Berlin-Charlottenburg is a railway station in the Charlottenburg district of Berlin. The station is located on the Stadtbahn line, served by the S3, S5, S7, and S9 lines of the Berlin S-Bahn, as well as by Regional-Express and Regionalbahn trains operated by Deutsche Bahn. The U-Bahn station Wilmersdorfer Straße (U7) can be reached via short footpath.
History
Charlottenburg Station on Stuttgarter Platz, 1907 postcard
The station was opened on 7 February 1882 as the western endpoint of the Stadtbahn line in the then independent town of Charlottenburg. From here the Berlin-Blankenheim railway ran southwestwards, a section of the Kanonenbahn rail route to Metz in Alsace-Lorraine.
The old station hall was damaged in World War II and only provisionally repaired afterwards. During the Cold War era parts of the track installations were reserved for the deployment of British Forces in Berlin.

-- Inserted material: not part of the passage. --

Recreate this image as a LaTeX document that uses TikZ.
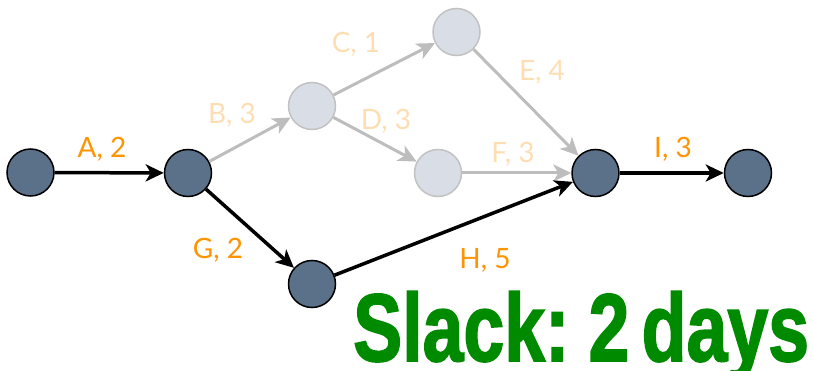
\documentclass[tikz,border=0pt]{standalone}
\usepackage{fontspec}
\setmainfont{Lato}
\newfontfamily\slackfont{Liberation Sans}[WordSpace=0.6,BoldFeatures={FakeBold=2}]
\usetikzlibrary{arrows.meta}

\definecolor{evtfill}{HTML}{5B7089}
\definecolor{idlefill}{HTML}{D9DEE6}
\definecolor{idledraw}{HTML}{C2C2C2}
\definecolor{idleline}{HTML}{BDBDBD}
\definecolor{durcol}{HTML}{FF9300}
\definecolor{durfade}{HTML}{FFDDB3}
\definecolor{slackgreen}{HTML}{008A00}

\begin{document}
\begin{tikzpicture}[x=1pt,y=-1pt,
  event/.style={circle,draw=black,line width=1.5pt,fill=evtfill,minimum size=47pt,inner sep=0pt},
  idle/.style={circle,draw=idledraw,line width=1.5pt,fill=idlefill,minimum size=47pt,inner sep=0pt},
  act/.style={-{Stealth[length=18pt,width=17pt,inset=5pt]},line width=3.5pt},
  idleact/.style={act,line width=3pt,draw=idleline,color=idleline},
  dur/.style={text=durcol,font=\fontsize{28}{30}\selectfont},
  idledur/.style={dur,text=durfade}]
\useasboundingbox (0,0) rectangle (813,371);

% events
\node[event] (s) at (30.5,172.5) {};
\node[event] (a) at (188,173) {};
\node[idle] (b) at (312,106) {};
\node[idle] (c) at (456.5,32) {};
\node[idle] (d) at (438,173) {};
\node[event] (g) at (312,284) {};
\node[event] (m) at (595.5,173) {};
\node[event] (e) at (748,173) {};

% activities off the critical path
\draw[idleact] (a) -- (b);
\draw[idleact] (b) -- (c);
\draw[idleact] (b) -- (d);
\draw[idleact] (c) -- (m);
\draw[idleact] (d) -- (m);

% critical path
\draw[act] (s) -- (a);
\draw[act] (a) -- (g);
\draw[act] (g) -- (m);
\draw[act] (m) -- (e);

% durations
\node[dur] (la) at (102,149) {A, 2};
\node[idledur] (lb) at (232,115) {B, 3};
\node[idledur] (lc) at (356,44) {C, 1};
\node[idledur] (ld) at (386,121) {D, 3};
\node[idledur] (le) at (542,72) {E, 4};
\node[idledur] (lf) at (513,154) {F, 3};
\node[dur] (li) at (673,149) {I, 3};
\node[dur] (lg) at (218,250) {G, 2};
\node[dur] (lh) at (485,260) {H, 5};

\node[anchor=base west,inner sep=0pt,text=slackgreen] (slack) at (353,361)
  {\scalebox{0.765}[1]{\slackfont\bfseries\fontsize{96}{96}\selectfont Slack: 2 days}};
\end{tikzpicture}
\end{document}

The station was the Berlin terminus for the British Military Train ("The Berliner") which carried allied military and diplomatic passengers across the GDR to Braunschweig in West Germany.[2]
Platforms
When nearby Wilmersdorfer Straße was converted into a pedestrian zone, a new railway underpass was built at the site of the old station hall, which was then completely demolished and rebuilt, with the replacement opening on 6 July 1971. After the East German Deutsche Reichsbahn state railway passed the West Berlin S-Bahn network to the Berliner Verkehrsbetriebe (BVG) public transport company, Charlottenburg Station in the early morning of 9 January 1984 was the starting point of the first BVG operated train.

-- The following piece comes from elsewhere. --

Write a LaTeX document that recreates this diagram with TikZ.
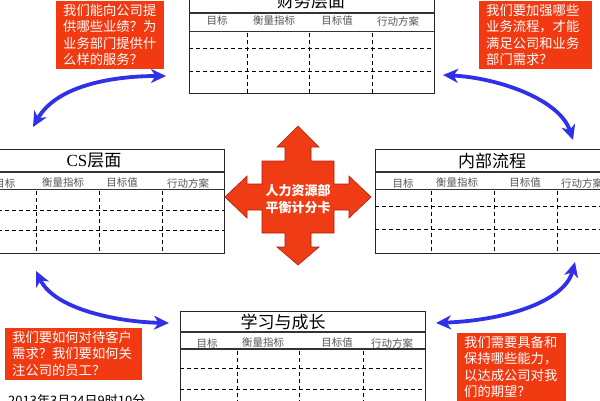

In 2003 the distance to the U-Bahn station Wilmersdorfer Straße was shortened by shifting the two S-Bahn platforms about 200 m (660 ft) further to the east and the opening of a new eastern entrance near the corner of the shopping street. In recent years the tracks have been equipped with noise barriers and the 1970s entrance building has been thermally refurbished.